Find how many lines in the data below mention "this". Give the number only.

• **Records for the task**:

──────────────────────────────

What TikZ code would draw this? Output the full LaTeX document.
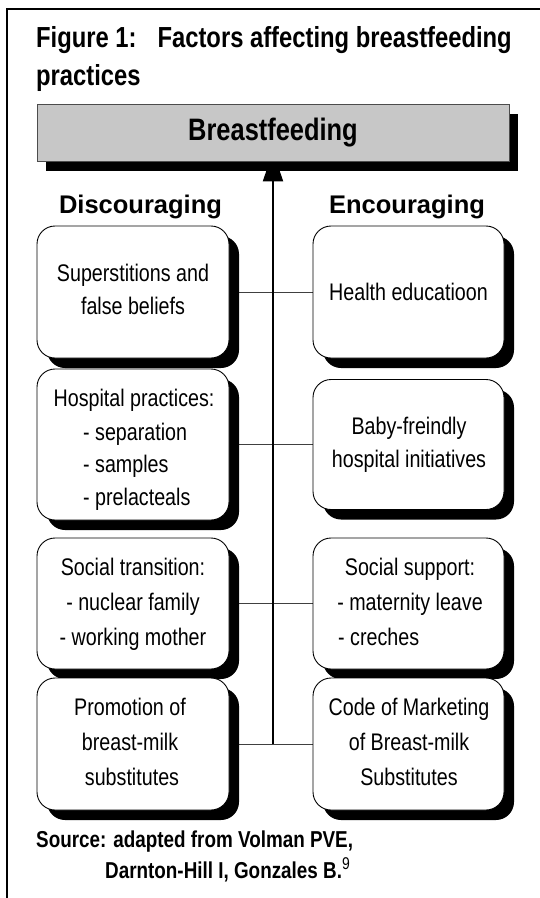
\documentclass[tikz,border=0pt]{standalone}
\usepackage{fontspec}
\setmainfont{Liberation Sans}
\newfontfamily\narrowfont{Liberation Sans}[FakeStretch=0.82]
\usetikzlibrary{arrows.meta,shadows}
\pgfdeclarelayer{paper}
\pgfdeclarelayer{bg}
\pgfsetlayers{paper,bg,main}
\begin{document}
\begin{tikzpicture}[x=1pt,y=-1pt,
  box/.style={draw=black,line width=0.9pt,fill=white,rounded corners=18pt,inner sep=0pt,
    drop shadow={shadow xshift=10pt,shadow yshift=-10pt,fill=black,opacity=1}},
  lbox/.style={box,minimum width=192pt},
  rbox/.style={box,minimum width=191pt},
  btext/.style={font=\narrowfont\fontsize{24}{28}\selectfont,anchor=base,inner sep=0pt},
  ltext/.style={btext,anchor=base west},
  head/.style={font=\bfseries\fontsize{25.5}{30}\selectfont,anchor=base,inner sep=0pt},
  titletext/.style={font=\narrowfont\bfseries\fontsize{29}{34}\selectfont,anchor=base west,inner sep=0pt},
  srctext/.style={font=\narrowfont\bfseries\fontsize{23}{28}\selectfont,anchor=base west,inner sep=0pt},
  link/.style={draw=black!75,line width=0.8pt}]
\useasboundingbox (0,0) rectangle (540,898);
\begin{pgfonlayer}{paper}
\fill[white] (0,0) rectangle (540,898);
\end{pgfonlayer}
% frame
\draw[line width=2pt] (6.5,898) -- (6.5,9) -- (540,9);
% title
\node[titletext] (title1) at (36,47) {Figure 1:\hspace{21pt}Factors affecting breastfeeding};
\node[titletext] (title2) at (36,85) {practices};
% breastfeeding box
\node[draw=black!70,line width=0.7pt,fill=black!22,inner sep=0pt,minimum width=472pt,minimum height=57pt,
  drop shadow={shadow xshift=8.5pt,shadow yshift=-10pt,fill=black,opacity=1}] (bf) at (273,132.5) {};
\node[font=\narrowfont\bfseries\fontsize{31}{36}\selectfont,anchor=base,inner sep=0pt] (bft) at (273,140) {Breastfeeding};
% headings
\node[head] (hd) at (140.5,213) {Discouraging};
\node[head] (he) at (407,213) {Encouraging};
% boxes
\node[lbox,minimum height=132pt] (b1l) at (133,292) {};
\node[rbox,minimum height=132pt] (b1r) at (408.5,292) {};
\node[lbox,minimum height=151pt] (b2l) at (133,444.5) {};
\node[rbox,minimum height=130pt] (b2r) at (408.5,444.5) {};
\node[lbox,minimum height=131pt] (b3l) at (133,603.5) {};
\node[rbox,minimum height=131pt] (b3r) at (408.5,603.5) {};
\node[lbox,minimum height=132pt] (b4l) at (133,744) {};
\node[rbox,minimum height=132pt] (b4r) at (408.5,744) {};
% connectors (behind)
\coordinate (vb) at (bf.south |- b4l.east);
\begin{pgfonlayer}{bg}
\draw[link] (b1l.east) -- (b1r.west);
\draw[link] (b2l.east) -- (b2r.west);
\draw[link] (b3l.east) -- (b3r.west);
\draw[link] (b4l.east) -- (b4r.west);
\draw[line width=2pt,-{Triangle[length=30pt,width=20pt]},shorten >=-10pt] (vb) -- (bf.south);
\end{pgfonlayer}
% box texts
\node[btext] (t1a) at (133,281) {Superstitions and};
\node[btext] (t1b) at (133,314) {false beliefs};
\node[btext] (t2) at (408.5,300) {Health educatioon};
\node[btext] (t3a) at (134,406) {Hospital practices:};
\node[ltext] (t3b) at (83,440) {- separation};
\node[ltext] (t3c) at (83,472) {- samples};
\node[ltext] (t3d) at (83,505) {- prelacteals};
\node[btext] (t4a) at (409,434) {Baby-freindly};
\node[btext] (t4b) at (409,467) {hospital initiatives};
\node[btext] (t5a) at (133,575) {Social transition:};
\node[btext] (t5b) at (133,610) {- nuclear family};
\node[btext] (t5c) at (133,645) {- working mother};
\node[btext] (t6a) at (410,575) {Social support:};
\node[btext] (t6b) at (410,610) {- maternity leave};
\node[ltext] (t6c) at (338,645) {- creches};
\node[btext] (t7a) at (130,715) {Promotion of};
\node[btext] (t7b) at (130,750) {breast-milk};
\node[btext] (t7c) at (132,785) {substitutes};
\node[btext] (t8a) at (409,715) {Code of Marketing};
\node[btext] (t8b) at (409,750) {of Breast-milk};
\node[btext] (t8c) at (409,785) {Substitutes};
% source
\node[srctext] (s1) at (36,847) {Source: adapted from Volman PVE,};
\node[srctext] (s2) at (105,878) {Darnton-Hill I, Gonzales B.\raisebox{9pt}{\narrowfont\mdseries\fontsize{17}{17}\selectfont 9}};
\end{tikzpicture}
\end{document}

──────────────────────────────

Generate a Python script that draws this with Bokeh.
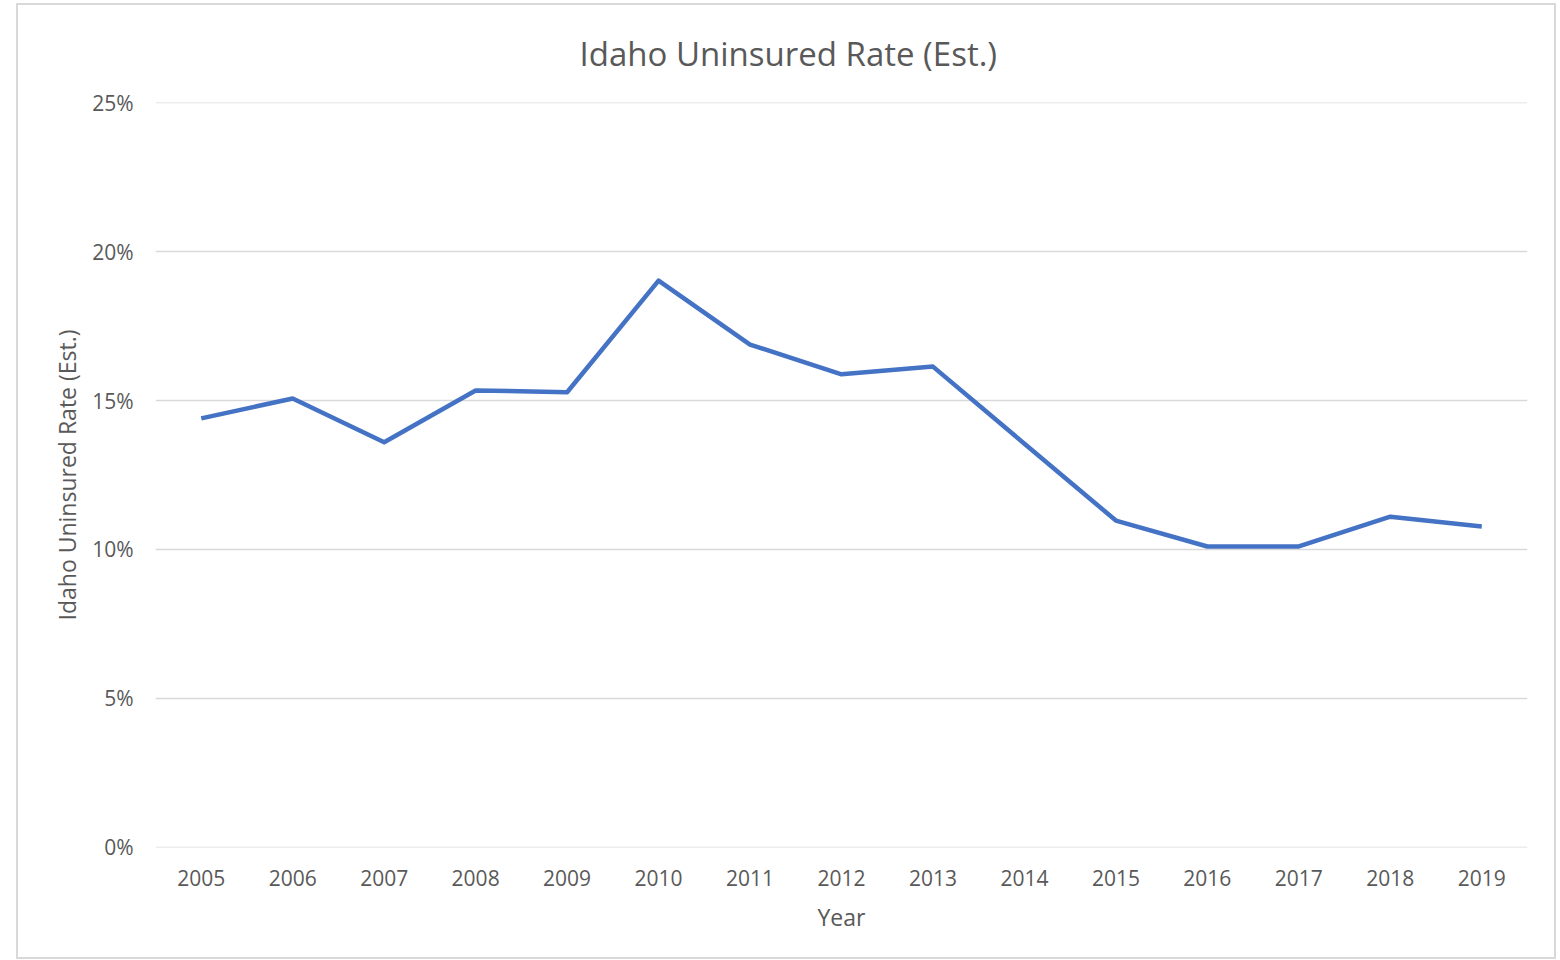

──────────────────────────────

• **Response**:
2